··· DATA ···
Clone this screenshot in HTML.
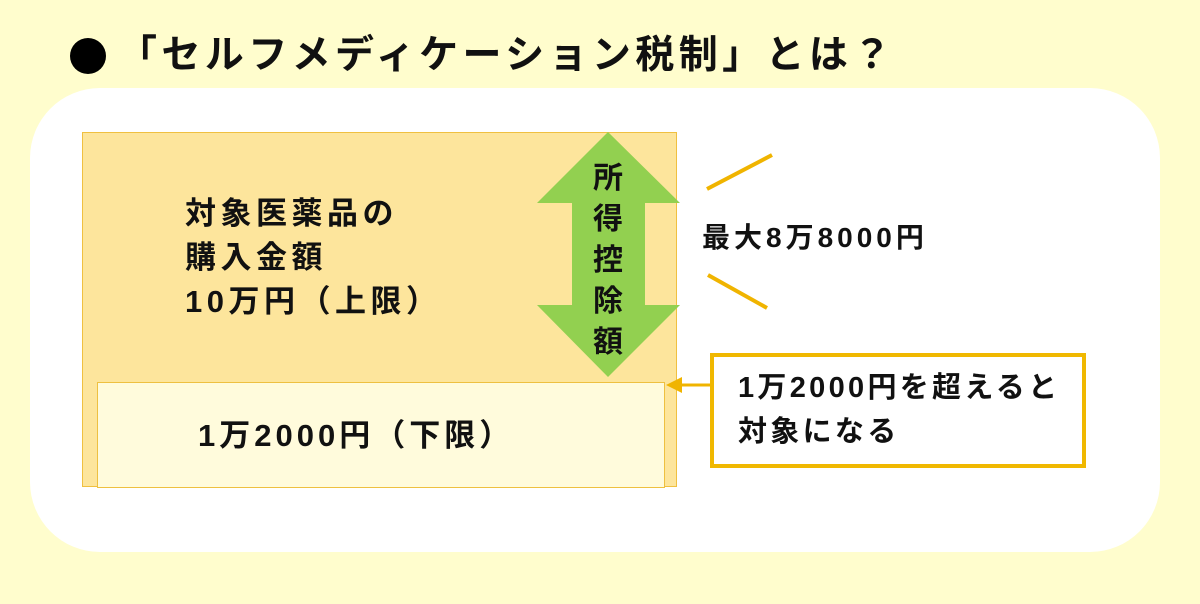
<!DOCTYPE html>
<html><head><meta charset="utf-8"><style>
body{margin:0;width:1200px;height:604px;background:#fffdcd;position:relative;overflow:hidden;font-family:"Liberation Sans","Noto Sans CJK JP",sans-serif;font-weight:bold;color:#111}
.a{position:absolute;white-space:nowrap}
</style></head><body>
<div class="a" style="left:70px;top:38px;width:36px;height:36px;border-radius:50%;background:#000"></div>
<div class="a" style="left:118px;top:28px;font-size:39px;line-height:56px;letter-spacing:4.4px">「セルフメディケーション税制」とは？</div>
<div class="a" style="left:30px;top:88px;width:1130px;height:464px;background:#fff;border-radius:70px"></div>
<div class="a" style="left:82px;top:132px;width:593px;height:353px;background:#fde59c;border:1px solid #f0c040"></div>
<div class="a" style="left:97px;top:382px;width:566px;height:104px;background:#fffbdc;border:1px solid #eec040"></div>
<div class="a" style="left:185px;top:192px;font-size:31px;line-height:44px;letter-spacing:4.5px">対象医薬品の<br>購入金額<br>10万円（上限）</div>
<div class="a" style="left:198px;top:414px;font-size:31px;line-height:44px;letter-spacing:4px">1万2000円（下限）</div>
<svg class="a" style="left:0;top:0" width="1200" height="604">
<polygon points="608,132 680,203 645,203 645,305 680,305 608,377 537,305 572,305 572,203 537,203" fill="#92d050"/>
<g stroke="#f0b400" stroke-width="4"><line x1="707" y1="189" x2="772" y2="155"/><line x1="708" y1="275" x2="767" y2="308"/>
<line x1="710" y1="385" x2="680" y2="385" stroke-width="3"/></g>
<polygon points="666,385 682,377 682,393" fill="#f0b400"/>
</svg>
<div class="a" style="left:590px;top:158px;width:36px;font-size:30px;line-height:41px;text-align:center">所<br>得<br>控<br>除<br>額</div>
<div class="a" style="left:702px;top:218px;font-size:28px;line-height:40px;letter-spacing:4px">最大8万8000円</div>
<div class="a" style="left:710px;top:353px;width:368px;height:107px;border:4px solid #f0b800;background:#fff"></div>
<div class="a" style="left:738px;top:366px;font-size:29px;line-height:44px;letter-spacing:3.3px">1万2000円を超えると<br>対象になる</div>
</body></html>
···
WHAT IS EXPECTED:
Copy each line above precisely, dropping the pictures.

ANSWER TO THE TASK:
Clone this screenshot in HTML.
<!DOCTYPE html>
<html><head><meta charset="utf-8"><style>
body{margin:0;width:1200px;height:604px;background:#fffdcd;position:relative;overflow:hidden;font-family:"Liberation Sans","Noto Sans CJK JP",sans-serif;font-weight:bold;color:#111}
.a{position:absolute;white-space:nowrap}
</style></head><body>
<div class="a" style="left:70px;top:38px;width:36px;height:36px;border-radius:50%;background:#000"></div>
<div class="a" style="left:118px;top:28px;font-size:39px;line-height:56px;letter-spacing:4.4px">「セルフメディケーション税制」とは？</div>
<div class="a" style="left:30px;top:88px;width:1130px;height:464px;background:#fff;border-radius:70px"></div>
<div class="a" style="left:82px;top:132px;width:593px;height:353px;background:#fde59c;border:1px solid #f0c040"></div>
<div class="a" style="left:97px;top:382px;width:566px;height:104px;background:#fffbdc;border:1px solid #eec040"></div>
<div class="a" style="left:185px;top:192px;font-size:31px;line-height:44px;letter-spacing:4.5px">対象医薬品の<br>購入金額<br>10万円（上限）</div>
<div class="a" style="left:198px;top:414px;font-size:31px;line-height:44px;letter-spacing:4px">1万2000円（下限）</div>
<svg class="a" style="left:0;top:0" width="1200" height="604">
<polygon points="608,132 680,203 645,203 645,305 680,305 608,377 537,305 572,305 572,203 537,203" fill="#92d050"/>
<g stroke="#f0b400" stroke-width="4"><line x1="707" y1="189" x2="772" y2="155"/><line x1="708" y1="275" x2="767" y2="308"/>
<line x1="710" y1="385" x2="680" y2="385" stroke-width="3"/></g>
<polygon points="666,385 682,377 682,393" fill="#f0b400"/>
</svg>
<div class="a" style="left:590px;top:158px;width:36px;font-size:30px;line-height:41px;text-align:center">所<br>得<br>控<br>除<br>額</div>
<div class="a" style="left:702px;top:218px;font-size:28px;line-height:40px;letter-spacing:4px">最大8万8000円</div>
<div class="a" style="left:710px;top:353px;width:368px;height:107px;border:4px solid #f0b800;background:#fff"></div>
<div class="a" style="left:738px;top:366px;font-size:29px;line-height:44px;letter-spacing:3.3px">1万2000円を超えると<br>対象になる</div>
</body></html>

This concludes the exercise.